## Goal
Leave the pictures out and retype the lines from the beginning through the line with "decay_band_r = [1.75, 10.9]", both ends included.
+++
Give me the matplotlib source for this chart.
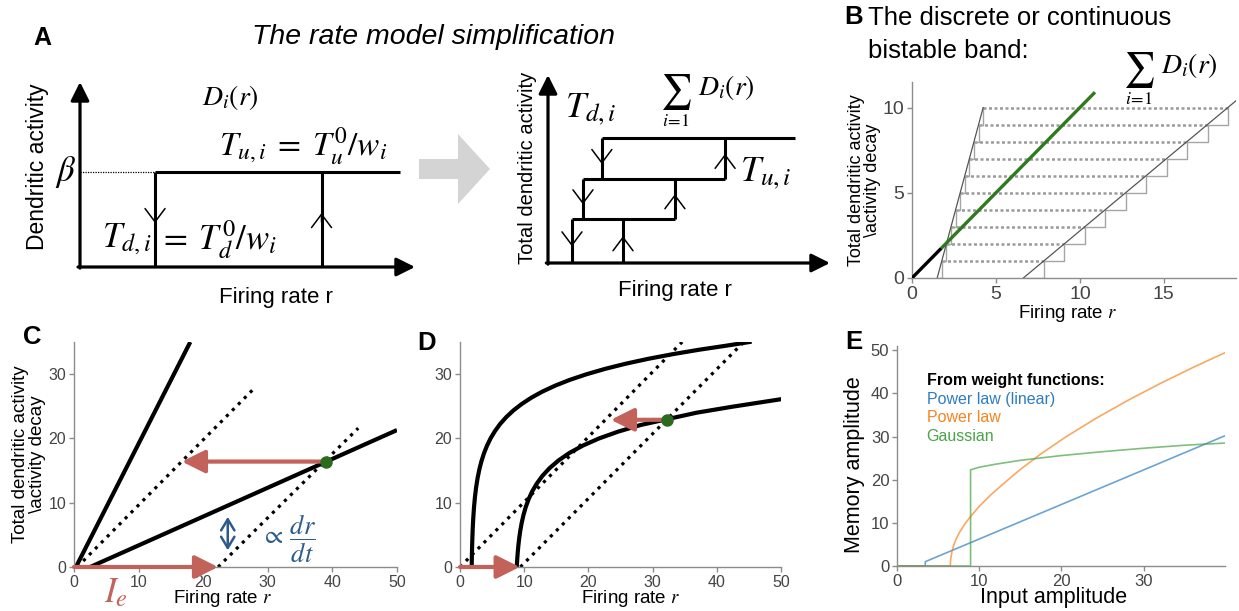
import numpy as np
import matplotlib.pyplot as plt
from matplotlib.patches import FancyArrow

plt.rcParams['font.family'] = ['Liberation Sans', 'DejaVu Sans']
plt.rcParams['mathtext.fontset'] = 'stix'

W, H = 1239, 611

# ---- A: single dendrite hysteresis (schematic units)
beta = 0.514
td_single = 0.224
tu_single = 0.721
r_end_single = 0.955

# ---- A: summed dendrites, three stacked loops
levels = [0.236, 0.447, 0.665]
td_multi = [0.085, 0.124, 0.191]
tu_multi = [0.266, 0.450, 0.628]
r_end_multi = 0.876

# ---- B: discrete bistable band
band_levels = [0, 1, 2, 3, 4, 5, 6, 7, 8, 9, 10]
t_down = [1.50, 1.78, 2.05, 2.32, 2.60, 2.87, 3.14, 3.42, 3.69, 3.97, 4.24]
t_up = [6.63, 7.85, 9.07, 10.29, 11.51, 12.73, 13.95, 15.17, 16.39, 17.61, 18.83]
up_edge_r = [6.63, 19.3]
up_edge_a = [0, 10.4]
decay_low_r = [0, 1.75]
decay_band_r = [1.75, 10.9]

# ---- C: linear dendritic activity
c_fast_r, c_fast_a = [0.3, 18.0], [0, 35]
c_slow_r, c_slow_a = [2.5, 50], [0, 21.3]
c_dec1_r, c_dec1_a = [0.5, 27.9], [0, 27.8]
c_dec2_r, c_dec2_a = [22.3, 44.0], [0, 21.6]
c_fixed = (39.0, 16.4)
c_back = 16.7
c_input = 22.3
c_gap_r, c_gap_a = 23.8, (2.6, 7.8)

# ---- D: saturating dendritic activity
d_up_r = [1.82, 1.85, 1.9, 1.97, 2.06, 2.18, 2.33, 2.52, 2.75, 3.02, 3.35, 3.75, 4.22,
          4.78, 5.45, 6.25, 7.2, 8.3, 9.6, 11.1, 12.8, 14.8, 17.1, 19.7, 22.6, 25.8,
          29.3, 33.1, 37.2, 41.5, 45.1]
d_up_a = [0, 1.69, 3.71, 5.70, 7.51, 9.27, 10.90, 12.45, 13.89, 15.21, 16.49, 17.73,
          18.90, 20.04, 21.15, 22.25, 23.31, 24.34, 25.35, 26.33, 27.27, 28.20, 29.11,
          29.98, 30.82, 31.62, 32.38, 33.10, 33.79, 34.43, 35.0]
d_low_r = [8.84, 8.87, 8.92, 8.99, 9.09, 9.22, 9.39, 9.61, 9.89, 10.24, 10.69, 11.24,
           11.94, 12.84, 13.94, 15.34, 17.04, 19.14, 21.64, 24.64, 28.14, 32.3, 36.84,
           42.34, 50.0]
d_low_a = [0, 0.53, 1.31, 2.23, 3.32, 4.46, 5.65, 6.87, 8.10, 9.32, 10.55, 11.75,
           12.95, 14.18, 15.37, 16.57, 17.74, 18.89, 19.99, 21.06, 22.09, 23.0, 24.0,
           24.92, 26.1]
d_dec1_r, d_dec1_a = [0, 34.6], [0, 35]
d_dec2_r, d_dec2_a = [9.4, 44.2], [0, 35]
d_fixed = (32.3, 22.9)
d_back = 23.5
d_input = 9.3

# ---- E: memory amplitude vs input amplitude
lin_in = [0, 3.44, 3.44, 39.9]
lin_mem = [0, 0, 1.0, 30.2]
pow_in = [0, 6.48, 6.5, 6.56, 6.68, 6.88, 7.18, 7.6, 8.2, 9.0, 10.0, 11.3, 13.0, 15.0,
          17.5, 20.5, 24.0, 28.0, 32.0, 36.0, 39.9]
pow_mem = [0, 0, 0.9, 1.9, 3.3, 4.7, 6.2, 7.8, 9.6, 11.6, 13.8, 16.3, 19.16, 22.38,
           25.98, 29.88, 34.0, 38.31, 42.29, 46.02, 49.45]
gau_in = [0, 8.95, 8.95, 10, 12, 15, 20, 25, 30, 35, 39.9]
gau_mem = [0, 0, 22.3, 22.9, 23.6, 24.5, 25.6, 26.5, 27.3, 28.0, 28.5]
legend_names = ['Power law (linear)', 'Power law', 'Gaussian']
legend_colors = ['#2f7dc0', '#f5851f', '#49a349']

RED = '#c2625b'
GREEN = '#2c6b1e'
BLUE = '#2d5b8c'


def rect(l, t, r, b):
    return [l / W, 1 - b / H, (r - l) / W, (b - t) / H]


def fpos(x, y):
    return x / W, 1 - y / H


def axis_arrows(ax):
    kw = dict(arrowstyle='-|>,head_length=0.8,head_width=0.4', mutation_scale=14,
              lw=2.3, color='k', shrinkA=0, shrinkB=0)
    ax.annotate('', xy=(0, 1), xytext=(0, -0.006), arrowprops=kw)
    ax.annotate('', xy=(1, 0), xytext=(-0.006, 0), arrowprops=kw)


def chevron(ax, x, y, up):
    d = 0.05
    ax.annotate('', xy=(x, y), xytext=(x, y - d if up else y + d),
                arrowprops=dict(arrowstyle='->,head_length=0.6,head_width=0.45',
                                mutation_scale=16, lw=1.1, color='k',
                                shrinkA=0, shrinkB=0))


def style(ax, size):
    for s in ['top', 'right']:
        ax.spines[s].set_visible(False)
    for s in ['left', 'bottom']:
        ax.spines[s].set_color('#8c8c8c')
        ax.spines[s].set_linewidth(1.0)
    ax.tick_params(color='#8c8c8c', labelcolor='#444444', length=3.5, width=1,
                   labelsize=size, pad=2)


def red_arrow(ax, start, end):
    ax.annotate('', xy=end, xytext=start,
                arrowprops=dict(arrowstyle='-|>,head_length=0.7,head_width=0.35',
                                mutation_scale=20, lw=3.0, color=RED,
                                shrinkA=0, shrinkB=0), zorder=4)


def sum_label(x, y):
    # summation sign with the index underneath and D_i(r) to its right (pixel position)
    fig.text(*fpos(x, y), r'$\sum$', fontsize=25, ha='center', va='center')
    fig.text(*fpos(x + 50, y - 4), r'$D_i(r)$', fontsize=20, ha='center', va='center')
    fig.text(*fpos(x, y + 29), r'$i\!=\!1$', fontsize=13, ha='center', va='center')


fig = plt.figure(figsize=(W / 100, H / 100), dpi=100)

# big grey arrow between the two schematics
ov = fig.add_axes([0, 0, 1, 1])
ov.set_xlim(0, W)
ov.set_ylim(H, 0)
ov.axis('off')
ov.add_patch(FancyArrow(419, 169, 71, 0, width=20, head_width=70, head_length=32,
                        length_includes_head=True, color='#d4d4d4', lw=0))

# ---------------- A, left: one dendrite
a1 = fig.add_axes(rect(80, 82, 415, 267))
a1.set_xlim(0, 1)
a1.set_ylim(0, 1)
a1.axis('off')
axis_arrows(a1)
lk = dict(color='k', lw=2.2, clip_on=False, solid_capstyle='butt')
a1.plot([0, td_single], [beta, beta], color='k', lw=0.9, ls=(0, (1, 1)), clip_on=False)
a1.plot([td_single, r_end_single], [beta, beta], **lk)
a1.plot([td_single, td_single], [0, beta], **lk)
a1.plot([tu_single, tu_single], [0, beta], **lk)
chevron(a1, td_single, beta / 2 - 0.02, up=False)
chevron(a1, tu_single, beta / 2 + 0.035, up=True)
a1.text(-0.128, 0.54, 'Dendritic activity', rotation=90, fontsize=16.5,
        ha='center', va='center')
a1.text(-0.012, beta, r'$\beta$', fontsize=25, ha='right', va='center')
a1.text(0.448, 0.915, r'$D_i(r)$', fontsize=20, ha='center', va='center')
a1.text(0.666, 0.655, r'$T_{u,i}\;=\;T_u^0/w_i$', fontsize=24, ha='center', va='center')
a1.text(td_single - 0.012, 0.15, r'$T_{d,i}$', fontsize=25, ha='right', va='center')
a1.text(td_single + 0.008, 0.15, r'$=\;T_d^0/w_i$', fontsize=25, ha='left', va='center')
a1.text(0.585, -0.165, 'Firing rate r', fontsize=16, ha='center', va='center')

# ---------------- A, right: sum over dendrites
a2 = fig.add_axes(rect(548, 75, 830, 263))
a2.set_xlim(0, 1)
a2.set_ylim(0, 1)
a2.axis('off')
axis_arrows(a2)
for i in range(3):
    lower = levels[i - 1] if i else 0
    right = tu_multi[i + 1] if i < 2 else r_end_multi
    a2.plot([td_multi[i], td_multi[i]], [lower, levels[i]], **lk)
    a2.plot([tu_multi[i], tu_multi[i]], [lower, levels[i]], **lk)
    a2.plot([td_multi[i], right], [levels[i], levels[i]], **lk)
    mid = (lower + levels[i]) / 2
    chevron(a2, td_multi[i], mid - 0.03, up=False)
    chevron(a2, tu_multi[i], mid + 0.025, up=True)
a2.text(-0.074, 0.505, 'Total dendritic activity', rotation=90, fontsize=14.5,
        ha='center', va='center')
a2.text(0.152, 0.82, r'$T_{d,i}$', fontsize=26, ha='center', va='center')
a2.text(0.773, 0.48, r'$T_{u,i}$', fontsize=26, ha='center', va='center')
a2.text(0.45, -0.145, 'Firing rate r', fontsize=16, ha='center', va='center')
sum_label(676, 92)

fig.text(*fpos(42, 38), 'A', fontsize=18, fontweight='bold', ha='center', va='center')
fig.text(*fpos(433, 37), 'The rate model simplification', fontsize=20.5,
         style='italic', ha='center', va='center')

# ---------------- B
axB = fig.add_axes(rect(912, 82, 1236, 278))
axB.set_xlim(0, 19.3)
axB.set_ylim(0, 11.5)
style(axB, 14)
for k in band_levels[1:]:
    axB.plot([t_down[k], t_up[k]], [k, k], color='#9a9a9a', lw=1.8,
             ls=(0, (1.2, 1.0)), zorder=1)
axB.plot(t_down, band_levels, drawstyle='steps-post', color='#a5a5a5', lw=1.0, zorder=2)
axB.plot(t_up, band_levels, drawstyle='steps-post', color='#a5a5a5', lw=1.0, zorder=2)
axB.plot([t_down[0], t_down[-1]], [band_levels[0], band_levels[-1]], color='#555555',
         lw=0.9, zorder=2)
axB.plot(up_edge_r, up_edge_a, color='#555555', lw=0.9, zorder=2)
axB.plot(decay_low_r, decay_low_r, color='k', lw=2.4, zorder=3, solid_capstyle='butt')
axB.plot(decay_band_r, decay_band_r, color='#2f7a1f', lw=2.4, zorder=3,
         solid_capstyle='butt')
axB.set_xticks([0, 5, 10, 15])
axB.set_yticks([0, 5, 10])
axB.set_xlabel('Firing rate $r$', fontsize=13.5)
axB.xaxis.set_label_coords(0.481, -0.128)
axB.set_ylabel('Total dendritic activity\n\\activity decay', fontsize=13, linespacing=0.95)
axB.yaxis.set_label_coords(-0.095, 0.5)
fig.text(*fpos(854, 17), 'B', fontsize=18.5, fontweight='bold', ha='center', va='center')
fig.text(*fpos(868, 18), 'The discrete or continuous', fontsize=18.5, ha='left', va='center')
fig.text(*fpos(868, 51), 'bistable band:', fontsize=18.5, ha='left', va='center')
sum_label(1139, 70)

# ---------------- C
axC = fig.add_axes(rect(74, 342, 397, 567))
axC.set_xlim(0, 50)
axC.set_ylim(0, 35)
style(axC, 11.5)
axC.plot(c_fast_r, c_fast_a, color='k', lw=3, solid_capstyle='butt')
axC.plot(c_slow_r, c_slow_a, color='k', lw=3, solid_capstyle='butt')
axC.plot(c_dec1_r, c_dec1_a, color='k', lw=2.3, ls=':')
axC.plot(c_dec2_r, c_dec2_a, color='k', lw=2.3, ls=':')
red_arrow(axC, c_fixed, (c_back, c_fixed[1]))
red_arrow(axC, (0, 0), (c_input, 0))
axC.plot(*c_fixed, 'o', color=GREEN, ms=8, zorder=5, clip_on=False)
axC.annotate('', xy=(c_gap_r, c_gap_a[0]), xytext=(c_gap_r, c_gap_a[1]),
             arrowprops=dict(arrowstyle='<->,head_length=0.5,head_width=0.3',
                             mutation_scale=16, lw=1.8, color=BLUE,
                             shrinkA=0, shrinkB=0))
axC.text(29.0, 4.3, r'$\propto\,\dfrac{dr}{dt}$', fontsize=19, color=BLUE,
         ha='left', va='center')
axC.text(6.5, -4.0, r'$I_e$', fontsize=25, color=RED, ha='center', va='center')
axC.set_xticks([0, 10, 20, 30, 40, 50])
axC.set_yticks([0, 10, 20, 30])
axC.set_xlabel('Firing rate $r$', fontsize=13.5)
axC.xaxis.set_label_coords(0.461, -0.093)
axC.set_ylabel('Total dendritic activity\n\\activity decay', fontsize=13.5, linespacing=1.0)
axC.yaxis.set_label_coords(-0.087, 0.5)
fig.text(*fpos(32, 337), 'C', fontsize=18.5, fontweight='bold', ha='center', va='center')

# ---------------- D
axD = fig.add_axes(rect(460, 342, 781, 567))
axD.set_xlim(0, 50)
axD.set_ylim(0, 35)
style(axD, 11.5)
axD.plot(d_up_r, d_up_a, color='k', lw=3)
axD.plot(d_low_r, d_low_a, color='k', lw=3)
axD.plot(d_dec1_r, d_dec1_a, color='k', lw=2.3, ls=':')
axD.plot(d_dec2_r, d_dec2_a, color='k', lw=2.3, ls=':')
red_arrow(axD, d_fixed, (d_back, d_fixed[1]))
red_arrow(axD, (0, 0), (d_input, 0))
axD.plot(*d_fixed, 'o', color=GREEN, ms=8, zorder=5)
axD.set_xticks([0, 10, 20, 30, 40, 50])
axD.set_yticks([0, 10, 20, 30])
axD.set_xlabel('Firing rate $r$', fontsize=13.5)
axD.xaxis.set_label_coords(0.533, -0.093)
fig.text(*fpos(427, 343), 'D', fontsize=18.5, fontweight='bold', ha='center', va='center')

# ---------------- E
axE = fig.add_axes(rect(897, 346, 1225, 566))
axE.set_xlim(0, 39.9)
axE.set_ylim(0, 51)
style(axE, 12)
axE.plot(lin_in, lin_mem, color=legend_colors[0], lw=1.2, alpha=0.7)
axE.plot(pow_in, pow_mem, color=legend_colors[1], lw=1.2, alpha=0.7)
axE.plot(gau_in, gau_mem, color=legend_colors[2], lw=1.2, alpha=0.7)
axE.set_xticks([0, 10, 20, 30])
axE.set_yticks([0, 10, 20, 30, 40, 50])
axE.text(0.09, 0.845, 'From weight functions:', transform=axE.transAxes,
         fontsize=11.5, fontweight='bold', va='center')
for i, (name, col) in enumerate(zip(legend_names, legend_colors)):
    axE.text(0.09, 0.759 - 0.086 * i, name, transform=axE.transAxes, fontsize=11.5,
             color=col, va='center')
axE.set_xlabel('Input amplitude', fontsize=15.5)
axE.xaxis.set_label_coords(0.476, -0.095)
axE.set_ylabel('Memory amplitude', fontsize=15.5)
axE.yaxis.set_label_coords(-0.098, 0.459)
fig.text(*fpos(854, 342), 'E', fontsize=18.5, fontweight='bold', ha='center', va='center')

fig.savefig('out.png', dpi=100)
+++
## Written answer
Give me the matplotlib source for this chart.
import numpy as np
import matplotlib.pyplot as plt
from matplotlib.patches import FancyArrow

plt.rcParams['font.family'] = ['Liberation Sans', 'DejaVu Sans']
plt.rcParams['mathtext.fontset'] = 'stix'

W, H = 1239, 611

# ---- A: single dendrite hysteresis (schematic units)
beta = 0.514
td_single = 0.224
tu_single = 0.721
r_end_single = 0.955

# ---- A: summed dendrites, three stacked loops
levels = [0.236, 0.447, 0.665]
td_multi = [0.085, 0.124, 0.191]
tu_multi = [0.266, 0.450, 0.628]
r_end_multi = 0.876

# ---- B: discrete bistable band
band_levels = [0, 1, 2, 3, 4, 5, 6, 7, 8, 9, 10]
t_down = [1.50, 1.78, 2.05, 2.32, 2.60, 2.87, 3.14, 3.42, 3.69, 3.97, 4.24]
t_up = [6.63, 7.85, 9.07, 10.29, 11.51, 12.73, 13.95, 15.17, 16.39, 17.61, 18.83]
up_edge_r = [6.63, 19.3]
up_edge_a = [0, 10.4]
decay_low_r = [0, 1.75]
decay_band_r = [1.75, 10.9]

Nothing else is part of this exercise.